--- Start of Items ---
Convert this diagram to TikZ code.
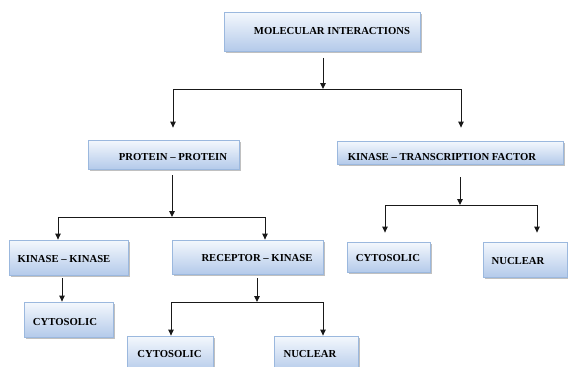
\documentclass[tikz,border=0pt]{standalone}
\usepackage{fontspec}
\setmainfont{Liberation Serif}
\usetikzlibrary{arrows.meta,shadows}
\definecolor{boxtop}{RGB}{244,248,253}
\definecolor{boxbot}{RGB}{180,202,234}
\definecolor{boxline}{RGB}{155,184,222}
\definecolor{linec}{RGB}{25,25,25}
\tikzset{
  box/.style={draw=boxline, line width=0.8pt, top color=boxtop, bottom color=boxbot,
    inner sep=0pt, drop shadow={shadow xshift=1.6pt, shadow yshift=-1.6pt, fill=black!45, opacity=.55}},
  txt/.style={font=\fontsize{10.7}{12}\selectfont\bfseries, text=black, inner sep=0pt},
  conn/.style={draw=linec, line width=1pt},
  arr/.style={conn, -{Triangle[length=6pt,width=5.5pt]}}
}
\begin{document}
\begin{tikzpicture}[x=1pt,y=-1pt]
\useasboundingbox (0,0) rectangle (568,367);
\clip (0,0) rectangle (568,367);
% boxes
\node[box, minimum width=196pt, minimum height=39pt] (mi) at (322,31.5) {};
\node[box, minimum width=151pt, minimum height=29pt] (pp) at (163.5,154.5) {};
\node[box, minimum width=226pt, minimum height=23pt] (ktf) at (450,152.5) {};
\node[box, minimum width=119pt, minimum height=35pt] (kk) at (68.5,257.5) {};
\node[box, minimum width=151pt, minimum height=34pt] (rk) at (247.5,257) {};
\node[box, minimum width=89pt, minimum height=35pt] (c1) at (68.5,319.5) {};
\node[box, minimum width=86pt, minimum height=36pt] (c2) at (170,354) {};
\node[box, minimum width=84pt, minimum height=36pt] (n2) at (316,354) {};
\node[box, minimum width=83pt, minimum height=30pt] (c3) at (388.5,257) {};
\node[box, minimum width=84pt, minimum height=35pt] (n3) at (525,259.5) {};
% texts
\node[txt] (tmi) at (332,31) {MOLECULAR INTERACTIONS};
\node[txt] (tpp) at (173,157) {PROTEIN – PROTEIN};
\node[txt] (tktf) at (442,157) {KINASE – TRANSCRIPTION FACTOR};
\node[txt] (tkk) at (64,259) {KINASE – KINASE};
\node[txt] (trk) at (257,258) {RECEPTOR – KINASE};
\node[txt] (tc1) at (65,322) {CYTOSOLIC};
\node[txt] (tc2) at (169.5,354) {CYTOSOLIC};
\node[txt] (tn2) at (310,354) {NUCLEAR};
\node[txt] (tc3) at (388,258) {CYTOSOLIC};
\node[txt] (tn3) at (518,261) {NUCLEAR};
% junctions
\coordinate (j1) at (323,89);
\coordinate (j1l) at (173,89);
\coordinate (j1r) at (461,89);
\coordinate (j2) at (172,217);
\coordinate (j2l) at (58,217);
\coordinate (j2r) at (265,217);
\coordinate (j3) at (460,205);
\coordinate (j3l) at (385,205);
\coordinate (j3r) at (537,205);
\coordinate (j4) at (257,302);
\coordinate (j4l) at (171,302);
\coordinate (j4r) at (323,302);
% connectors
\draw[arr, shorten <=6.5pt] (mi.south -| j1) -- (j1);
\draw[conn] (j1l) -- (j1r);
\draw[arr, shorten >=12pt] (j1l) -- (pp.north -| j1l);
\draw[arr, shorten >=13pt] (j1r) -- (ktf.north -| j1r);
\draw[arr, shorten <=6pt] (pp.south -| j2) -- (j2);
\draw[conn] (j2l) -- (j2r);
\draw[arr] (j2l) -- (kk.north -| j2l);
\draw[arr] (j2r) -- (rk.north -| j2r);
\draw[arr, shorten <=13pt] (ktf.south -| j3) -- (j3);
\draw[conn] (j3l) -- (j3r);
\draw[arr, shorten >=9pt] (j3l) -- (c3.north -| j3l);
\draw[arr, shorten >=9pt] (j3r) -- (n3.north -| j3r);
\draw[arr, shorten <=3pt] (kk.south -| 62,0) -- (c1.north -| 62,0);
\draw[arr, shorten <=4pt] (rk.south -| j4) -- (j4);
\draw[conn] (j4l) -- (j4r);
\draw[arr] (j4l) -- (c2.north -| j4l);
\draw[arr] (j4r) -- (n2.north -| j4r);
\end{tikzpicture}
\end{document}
--- End of Items ---
--- Start of Items ---
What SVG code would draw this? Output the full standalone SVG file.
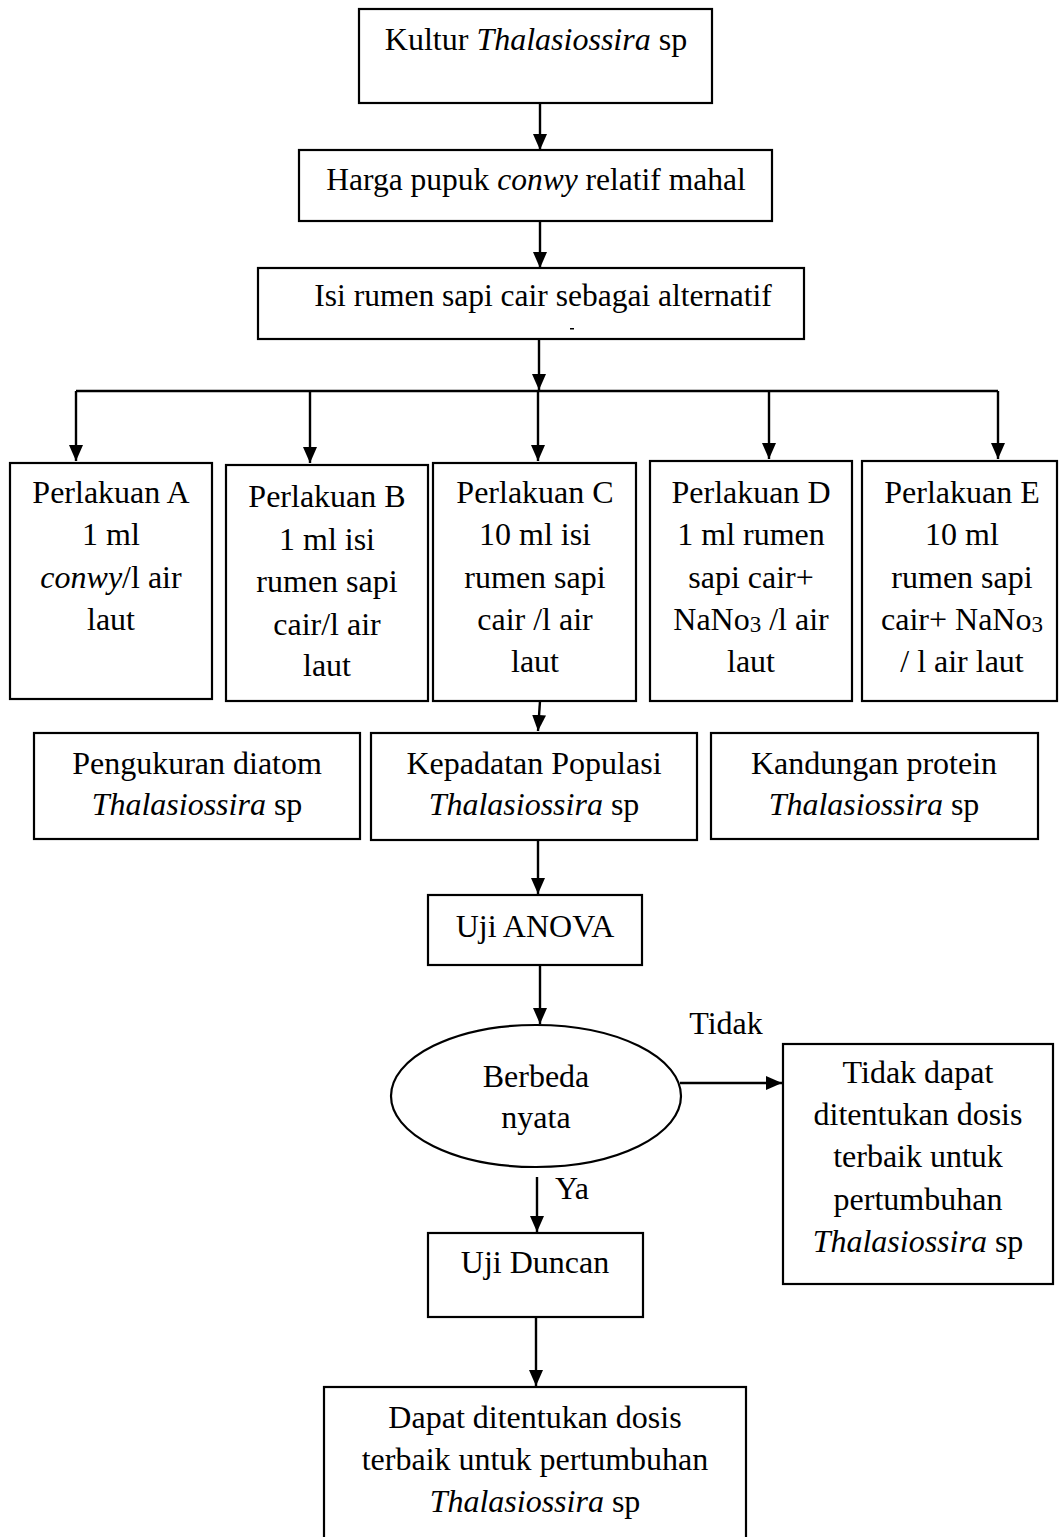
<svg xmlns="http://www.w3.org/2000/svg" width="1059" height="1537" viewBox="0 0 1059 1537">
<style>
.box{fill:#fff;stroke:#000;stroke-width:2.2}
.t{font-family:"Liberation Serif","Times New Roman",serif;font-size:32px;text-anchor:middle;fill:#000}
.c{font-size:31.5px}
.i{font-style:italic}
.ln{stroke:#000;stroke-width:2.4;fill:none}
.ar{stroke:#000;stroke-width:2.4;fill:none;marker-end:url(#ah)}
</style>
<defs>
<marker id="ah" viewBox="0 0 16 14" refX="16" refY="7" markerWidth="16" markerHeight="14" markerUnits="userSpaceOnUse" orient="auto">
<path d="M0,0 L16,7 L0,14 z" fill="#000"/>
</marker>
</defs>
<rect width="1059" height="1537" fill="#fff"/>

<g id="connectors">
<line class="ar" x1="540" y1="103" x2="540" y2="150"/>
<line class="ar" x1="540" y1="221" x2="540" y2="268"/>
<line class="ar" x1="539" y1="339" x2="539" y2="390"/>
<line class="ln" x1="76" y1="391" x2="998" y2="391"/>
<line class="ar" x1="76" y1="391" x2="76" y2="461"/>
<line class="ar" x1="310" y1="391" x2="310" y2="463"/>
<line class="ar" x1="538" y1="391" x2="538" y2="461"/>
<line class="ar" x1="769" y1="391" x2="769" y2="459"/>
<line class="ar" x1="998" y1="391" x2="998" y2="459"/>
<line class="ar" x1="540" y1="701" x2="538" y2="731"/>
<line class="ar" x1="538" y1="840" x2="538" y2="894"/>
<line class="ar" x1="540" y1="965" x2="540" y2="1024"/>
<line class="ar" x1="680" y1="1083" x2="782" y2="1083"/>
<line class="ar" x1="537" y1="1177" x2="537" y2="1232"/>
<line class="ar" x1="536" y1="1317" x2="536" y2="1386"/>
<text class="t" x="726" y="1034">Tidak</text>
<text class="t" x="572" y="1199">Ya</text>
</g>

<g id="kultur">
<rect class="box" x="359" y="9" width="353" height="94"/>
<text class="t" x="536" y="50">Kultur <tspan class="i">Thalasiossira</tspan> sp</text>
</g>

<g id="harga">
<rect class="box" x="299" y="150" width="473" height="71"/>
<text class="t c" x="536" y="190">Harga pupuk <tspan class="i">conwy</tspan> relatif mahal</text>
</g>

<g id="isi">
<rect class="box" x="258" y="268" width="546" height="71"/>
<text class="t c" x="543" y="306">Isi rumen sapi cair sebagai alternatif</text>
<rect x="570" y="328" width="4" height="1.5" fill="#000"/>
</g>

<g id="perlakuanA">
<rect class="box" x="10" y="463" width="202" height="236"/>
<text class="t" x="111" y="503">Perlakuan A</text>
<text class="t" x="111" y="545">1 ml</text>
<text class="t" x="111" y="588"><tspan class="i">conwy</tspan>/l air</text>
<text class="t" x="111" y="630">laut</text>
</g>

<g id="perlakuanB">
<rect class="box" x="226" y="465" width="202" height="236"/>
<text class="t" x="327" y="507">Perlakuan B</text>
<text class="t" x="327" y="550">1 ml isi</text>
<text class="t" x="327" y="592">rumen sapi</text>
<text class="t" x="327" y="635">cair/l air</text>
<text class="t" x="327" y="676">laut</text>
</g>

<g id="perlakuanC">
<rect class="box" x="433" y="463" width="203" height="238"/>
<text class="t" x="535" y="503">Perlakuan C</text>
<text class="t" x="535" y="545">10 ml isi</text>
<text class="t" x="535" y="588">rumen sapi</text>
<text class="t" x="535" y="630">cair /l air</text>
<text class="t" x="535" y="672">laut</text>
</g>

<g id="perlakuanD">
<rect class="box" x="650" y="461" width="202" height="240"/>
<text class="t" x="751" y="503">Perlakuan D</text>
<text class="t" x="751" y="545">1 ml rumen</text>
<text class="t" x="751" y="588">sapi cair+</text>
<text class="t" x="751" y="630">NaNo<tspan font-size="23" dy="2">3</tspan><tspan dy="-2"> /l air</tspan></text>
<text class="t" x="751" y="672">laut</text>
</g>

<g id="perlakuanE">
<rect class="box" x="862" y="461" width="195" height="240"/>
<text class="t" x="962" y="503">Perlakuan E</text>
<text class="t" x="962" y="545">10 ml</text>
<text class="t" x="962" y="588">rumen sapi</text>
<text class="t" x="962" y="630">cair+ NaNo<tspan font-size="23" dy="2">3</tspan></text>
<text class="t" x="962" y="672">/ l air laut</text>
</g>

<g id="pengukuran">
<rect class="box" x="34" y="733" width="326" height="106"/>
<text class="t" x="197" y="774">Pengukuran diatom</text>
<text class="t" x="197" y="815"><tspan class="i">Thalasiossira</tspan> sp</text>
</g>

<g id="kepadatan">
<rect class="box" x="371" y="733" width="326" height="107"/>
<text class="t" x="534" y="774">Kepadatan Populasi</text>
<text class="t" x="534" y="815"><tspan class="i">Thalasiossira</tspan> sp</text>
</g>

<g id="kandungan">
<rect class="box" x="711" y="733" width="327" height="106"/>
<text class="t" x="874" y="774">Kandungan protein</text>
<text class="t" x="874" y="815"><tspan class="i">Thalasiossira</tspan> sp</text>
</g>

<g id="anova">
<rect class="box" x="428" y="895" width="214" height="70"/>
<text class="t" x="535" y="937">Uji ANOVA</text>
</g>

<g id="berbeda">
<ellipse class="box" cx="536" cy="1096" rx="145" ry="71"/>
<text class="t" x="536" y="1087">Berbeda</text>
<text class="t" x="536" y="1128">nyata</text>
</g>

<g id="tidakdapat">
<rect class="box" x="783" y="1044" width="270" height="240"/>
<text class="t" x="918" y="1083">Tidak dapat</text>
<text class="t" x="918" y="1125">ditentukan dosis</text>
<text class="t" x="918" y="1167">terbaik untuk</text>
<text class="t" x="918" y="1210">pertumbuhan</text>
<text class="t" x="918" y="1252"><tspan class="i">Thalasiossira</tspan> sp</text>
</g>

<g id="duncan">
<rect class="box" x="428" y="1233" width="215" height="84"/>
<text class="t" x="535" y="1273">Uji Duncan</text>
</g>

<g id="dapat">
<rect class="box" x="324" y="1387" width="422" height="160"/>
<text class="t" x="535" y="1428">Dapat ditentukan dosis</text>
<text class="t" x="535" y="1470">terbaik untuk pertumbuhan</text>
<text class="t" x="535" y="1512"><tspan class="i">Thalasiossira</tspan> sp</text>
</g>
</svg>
--- End of Items ---
[Given task]
Pull every line containing "standalone" out of the records.

[Result]
\documentclass[tikz,border=0pt]{standalone}
What SVG code would draw this? Output the full standalone SVG file.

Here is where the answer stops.